Leave out the images; return the rest of the data exactly.

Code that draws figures
§

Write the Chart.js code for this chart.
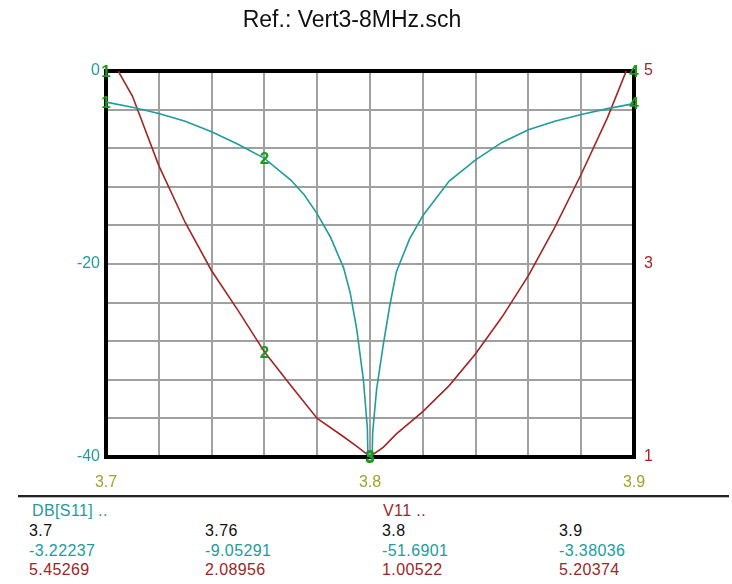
<!DOCTYPE html>
<html>
<head>
<meta charset="utf-8">
<script src="https://cdn.jsdelivr.net/npm/chart.js@4.4.1/dist/chart.umd.min.js"></script>
<style>
  body { margin: 0; background: #fff; font-family: Arial, "Liberation Sans", sans-serif; }
  #wrap { position: relative; width: 732px; height: 584px; overflow: hidden; }
  #title { position: absolute; left: 0; width: 704px; top: 6px; text-align: center; font-size: 23px; color: #111; }
  #chartBox { position: absolute; left: 0; top: 0; width: 732px; height: 500px; }
  #rule { position: absolute; left: 18px; width: 711px; top: 495px; height: 2px; background: #222; border-bottom: 1px solid #bbb; }
  .cell { position: absolute; font-size: 16px; letter-spacing: 0.4px; line-height: 18px; white-space: nowrap; }
</style>
</head>
<body>
<div id="wrap">
  <div id="chartBox"><canvas id="c" width="732" height="500"></canvas></div>
  <div id="title">Ref.: Vert3-8MHz.sch</div>
  <div id="rule"></div>
  <div id="table"></div>
</div>
<script>
// sweep of DB[S11] (left axis)
const freqS11 = [3.70, 3.71, 3.72, 3.73, 3.74, 3.75, 3.76, 3.77, 3.775, 3.78, 3.785, 3.79, 3.7925, 3.795, 3.7975, 3.799,
  3.80, 3.801, 3.8025, 3.805, 3.8075, 3.81, 3.815, 3.82, 3.83, 3.84, 3.85, 3.86, 3.87, 3.88, 3.89, 3.90];
const dbS11 = [-3.22, -3.75, -4.4, -5.2, -6.3, -7.6, -9.05, -11.3, -12.8, -14.8, -17.2, -20.4, -23.0, -26.8, -32.0, -37.0,
  -51.69, -37.5, -33.0, -28.4, -24.3, -20.8, -17.4, -15.0, -11.4, -9.2, -7.4, -6.1, -5.2, -4.5, -3.9, -3.38];

// sweep of V11 / VSWR (right axis)
const freqV11 = [3.70, 3.705, 3.71, 3.72, 3.73, 3.74, 3.75, 3.76, 3.77, 3.78, 3.79, 3.795, 3.80, 3.805, 3.81, 3.82,
  3.83, 3.84, 3.85, 3.86, 3.87, 3.88, 3.89, 3.90];
const v11 = [5.45, 4.98, 4.74, 4.02, 3.43, 2.93, 2.52, 2.09, 1.74, 1.40, 1.21, 1.11, 1.005, 1.10, 1.24, 1.47,
  1.74, 2.07, 2.45, 2.88, 3.38, 3.93, 4.52, 5.20];

// markers 1..4 and the readout table
const markerLabels = ['1', '2', '3', '4'];
const markerFreq = [3.7, 3.76, 3.8, 3.9];
const markerDb = ['-3.22237', '-9.05291', '-51.6901', '-3.38036'];
const markerV = ['5.45269', '2.08956', '1.00522', '5.20374'];

const xTicks = [3.7, 3.8, 3.9];
const dbTicks = [0, -20, -40];
const vTicks = [5, 3, 1];

const TEAL = '#219c9c';
const RED = '#a02626';
const OLIVE = '#a2a22c';
const GREEN = '#1c9a1c';
const GRID = '#a0a0a0';

const pick = (list) => (v) => list.some(t => Math.abs(t - v) < 1e-6) ? String(+v.toFixed(2)) : '';

const framePlugin = {
  id: 'frame',
  beforeDatasetsDraw(chart) {
    const { ctx, chartArea: a } = chart;
    ctx.save();
    ctx.strokeStyle = '#000';
    ctx.lineWidth = 4;
    ctx.strokeRect(a.left, a.top, a.right - a.left, a.bottom - a.top);
    ctx.restore();
  }
};

const markerPlugin = {
  id: 'markers',
  afterDatasetsDraw(chart) {
    const { ctx, scales } = chart;
    ctx.save();
    ctx.font = 'bold 17px Arial';
    ctx.fillStyle = GREEN;
    ctx.textAlign = 'center';
    ctx.textBaseline = 'middle';
    markerFreq.forEach((f, i) => {
      const x = scales.x.getPixelForValue(f);
      const d = Math.max(-40, Math.min(0, parseFloat(markerDb[i])));
      const v = Math.max(1, Math.min(5, parseFloat(markerV[i])));
      ctx.fillText(markerLabels[i], x, scales.y.getPixelForValue(d) + 1);
      ctx.fillText(markerLabels[i], x, scales.y1.getPixelForValue(v) + 1);
    });
    ctx.restore();
  }
};

new Chart(document.getElementById('c'), {
  type: 'line',
  data: {
    datasets: [
      {
        label: 'DB[S11]',
        data: freqS11.map((f, i) => ({ x: f, y: dbS11[i] })),
        borderColor: TEAL, borderWidth: 1.6, pointRadius: 0, tension: 0, yAxisID: 'y'
      },
      {
        label: 'V11',
        data: freqV11.map((f, i) => ({ x: f, y: v11[i] })),
        borderColor: RED, borderWidth: 1.6, pointRadius: 0, tension: 0, yAxisID: 'y1'
      }
    ]
  },
  options: {
    responsive: false,
    animation: false,
    layout: { padding: { top: 71, left: 0, right: 0, bottom: 0 } },
    plugins: { legend: { display: false }, tooltip: { enabled: false }, title: { display: false } },
    scales: {
      x: {
        type: 'linear', min: 3.7, max: 3.9,
        afterFit: (s) => { s.height = 43; },
        grid: { color: GRID, lineWidth: 2, drawTicks: false },
        border: { display: false },
        ticks: { stepSize: 0.02, autoSkip: false, maxRotation: 0, padding: 16, color: OLIVE,
          font: { family: 'Arial', size: 16 }, callback: pick(xTicks) }
      },
      y: {
        position: 'left', min: -40, max: 0,
        afterFit: (s) => { s.width = 106; },
        grid: { color: GRID, lineWidth: 2, drawTicks: false },
        border: { display: false },
        ticks: { stepSize: 4, autoSkip: false, padding: 6, color: TEAL,
          font: { family: 'Arial', size: 16 }, callback: pick(dbTicks) }
      },
      y1: {
        position: 'right', min: 1, max: 5,
        afterFit: (s) => { s.width = 98; },
        grid: { display: false, drawTicks: false },
        border: { display: false },
        ticks: { stepSize: 0.4, autoSkip: false, padding: 10, color: RED,
          font: { family: 'Arial', size: 16 }, callback: pick(vTicks) }
      }
    }
  },
  plugins: [framePlugin, markerPlugin]
});

// readout table under the chart
const table = document.getElementById('table');
const colX = [29, 205, 382, 559];
function cell(text, x, y, color) {
  const d = document.createElement('div');
  d.className = 'cell';
  d.textContent = text;
  d.style.left = x + 'px';
  d.style.top = (y - 9) + 'px';
  d.style.color = color;
  table.appendChild(d);
}
cell('DB[S11] ..', 32, 511, TEAL);
cell('V11 ..', 383, 511, RED);
markerFreq.forEach((f, i) => {
  cell(String(f), colX[i], 531, '#111');
  cell(markerDb[i], colX[i], 551, TEAL);
  cell(markerV[i], colX[i], 570, RED);
});
</script>
</body>
</html>
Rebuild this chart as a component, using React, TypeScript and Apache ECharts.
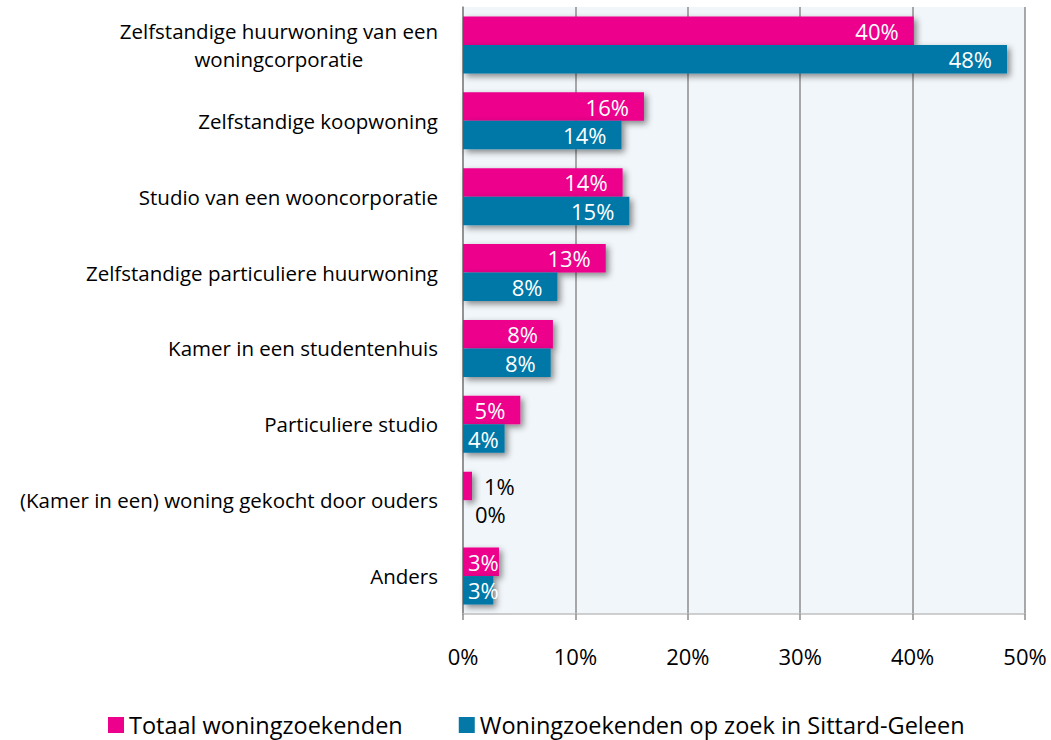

§

:: RESULT FOR THIS TASK ::
Write the Chart.js code for this chart.
<!DOCTYPE html>
<html>
<head>
<meta charset="utf-8">
<script src="https://cdn.jsdelivr.net/npm/chart.js@4.4.1/dist/chart.umd.min.js"></script>
<style>
  body { margin: 0; background: #fff; font-family: Arial, "Liberation Sans", sans-serif; }
  #wrap { position: relative; width: 732px; height: 584px; overflow: hidden; }
  #title { position: absolute; left: 0; width: 704px; top: 6px; text-align: center; font-size: 23px; color: #111; }
  #chartBox { position: absolute; left: 0; top: 0; width: 732px; height: 500px; }
  #rule { position: absolute; left: 18px; width: 711px; top: 495px; height: 2px; background: #222; border-bottom: 1px solid #bbb; }
  .cell { position: absolute; font-size: 16px; letter-spacing: 0.4px; line-height: 18px; white-space: nowrap; }
</style>
</head>
<body>
<div id="wrap">
  <div id="chartBox"><canvas id="c" width="732" height="500"></canvas></div>
  <div id="title">Ref.: Vert3-8MHz.sch</div>
  <div id="rule"></div>
  <div id="table"></div>
</div>
<script>
// sweep of DB[S11] (left axis)
const freqS11 = [3.70, 3.71, 3.72, 3.73, 3.74, 3.75, 3.76, 3.77, 3.775, 3.78, 3.785, 3.79, 3.7925, 3.795, 3.7975, 3.799,
  3.80, 3.801, 3.8025, 3.805, 3.8075, 3.81, 3.815, 3.82, 3.83, 3.84, 3.85, 3.86, 3.87, 3.88, 3.89, 3.90];
const dbS11 = [-3.22, -3.75, -4.4, -5.2, -6.3, -7.6, -9.05, -11.3, -12.8, -14.8, -17.2, -20.4, -23.0, -26.8, -32.0, -37.0,
  -51.69, -37.5, -33.0, -28.4, -24.3, -20.8, -17.4, -15.0, -11.4, -9.2, -7.4, -6.1, -5.2, -4.5, -3.9, -3.38];

// sweep of V11 / VSWR (right axis)
const freqV11 = [3.70, 3.705, 3.71, 3.72, 3.73, 3.74, 3.75, 3.76, 3.77, 3.78, 3.79, 3.795, 3.80, 3.805, 3.81, 3.82,
  3.83, 3.84, 3.85, 3.86, 3.87, 3.88, 3.89, 3.90];
const v11 = [5.45, 4.98, 4.74, 4.02, 3.43, 2.93, 2.52, 2.09, 1.74, 1.40, 1.21, 1.11, 1.005, 1.10, 1.24, 1.47,
  1.74, 2.07, 2.45, 2.88, 3.38, 3.93, 4.52, 5.20];

// markers 1..4 and the readout table
const markerLabels = ['1', '2', '3', '4'];
const markerFreq = [3.7, 3.76, 3.8, 3.9];
const markerDb = ['-3.22237', '-9.05291', '-51.6901', '-3.38036'];
const markerV = ['5.45269', '2.08956', '1.00522', '5.20374'];

const xTicks = [3.7, 3.8, 3.9];
const dbTicks = [0, -20, -40];
const vTicks = [5, 3, 1];

const TEAL = '#219c9c';
const RED = '#a02626';
const OLIVE = '#a2a22c';
const GREEN = '#1c9a1c';
const GRID = '#a0a0a0';

const pick = (list) => (v) => list.some(t => Math.abs(t - v) < 1e-6) ? String(+v.toFixed(2)) : '';

const framePlugin = {
  id: 'frame',
  beforeDatasetsDraw(chart) {
    const { ctx, chartArea: a } = chart;
    ctx.save();
    ctx.strokeStyle = '#000';
    ctx.lineWidth = 4;
    ctx.strokeRect(a.left, a.top, a.right - a.left, a.bottom - a.top);
    ctx.restore();
  }
};

const markerPlugin = {
  id: 'markers',
  afterDatasetsDraw(chart) {
    const { ctx, scales } = chart;
    ctx.save();
    ctx.font = 'bold 17px Arial';
    ctx.fillStyle = GREEN;
    ctx.textAlign = 'center';
    ctx.textBaseline = 'middle';
    markerFreq.forEach((f, i) => {
      const x = scales.x.getPixelForValue(f);
      const d = Math.max(-40, Math.min(0, parseFloat(markerDb[i])));
      const v = Math.max(1, Math.min(5, parseFloat(markerV[i])));
      ctx.fillText(markerLabels[i], x, scales.y.getPixelForValue(d) + 1);
      ctx.fillText(markerLabels[i], x, scales.y1.getPixelForValue(v) + 1);
    });
    ctx.restore();
  }
};

new Chart(document.getElementById('c'), {
  type: 'line',
  data: {
    datasets: [
      {
        label: 'DB[S11]',
        data: freqS11.map((f, i) => ({ x: f, y: dbS11[i] })),
        borderColor: TEAL, borderWidth: 1.6, pointRadius: 0, tension: 0, yAxisID: 'y'
      },
      {
        label: 'V11',
        data: freqV11.map((f, i) => ({ x: f, y: v11[i] })),
        borderColor: RED, borderWidth: 1.6, pointRadius: 0, tension: 0, yAxisID: 'y1'
      }
    ]
  },
  options: {
    responsive: false,
    animation: false,
    layout: { padding: { top: 71, left: 0, right: 0, bottom: 0 } },
    plugins: { legend: { display: false }, tooltip: { enabled: false }, title: { display: false } },
    scales: {
      x: {
        type: 'linear', min: 3.7, max: 3.9,
        afterFit: (s) => { s.height = 43; },
        grid: { color: GRID, lineWidth: 2, drawTicks: false },
        border: { display: false },
        ticks: { stepSize: 0.02, autoSkip: false, maxRotation: 0, padding: 16, color: OLIVE,
          font: { family: 'Arial', size: 16 }, callback: pick(xTicks) }
      },
      y: {
        position: 'left', min: -40, max: 0,
        afterFit: (s) => { s.width = 106; },
        grid: { color: GRID, lineWidth: 2, drawTicks: false },
        border: { display: false },
        ticks: { stepSize: 4, autoSkip: false, padding: 6, color: TEAL,
          font: { family: 'Arial', size: 16 }, callback: pick(dbTicks) }
      },
      y1: {
        position: 'right', min: 1, max: 5,
        afterFit: (s) => { s.width = 98; },
        grid: { display: false, drawTicks: false },
        border: { display: false },
        ticks: { stepSize: 0.4, autoSkip: false, padding: 10, color: RED,
          font: { family: 'Arial', size: 16 }, callback: pick(vTicks) }
      }
    }
  },
  plugins: [framePlugin, markerPlugin]
});

// readout table under the chart
const table = document.getElementById('table');
const colX = [29, 205, 382, 559];
function cell(text, x, y, color) {
  const d = document.createElement('div');
  d.className = 'cell';
  d.textContent = text;
  d.style.left = x + 'px';
  d.style.top = (y - 9) + 'px';
  d.style.color = color;
  table.appendChild(d);
}
cell('DB[S11] ..', 32, 511, TEAL);
cell('V11 ..', 383, 511, RED);
markerFreq.forEach((f, i) => {
  cell(String(f), colX[i], 531, '#111');
  cell(markerDb[i], colX[i], 551, TEAL);
  cell(markerV[i], colX[i], 570, RED);
});
</script>
</body>
</html>
Rebuild this chart as a component, using React, TypeScript and Apache ECharts.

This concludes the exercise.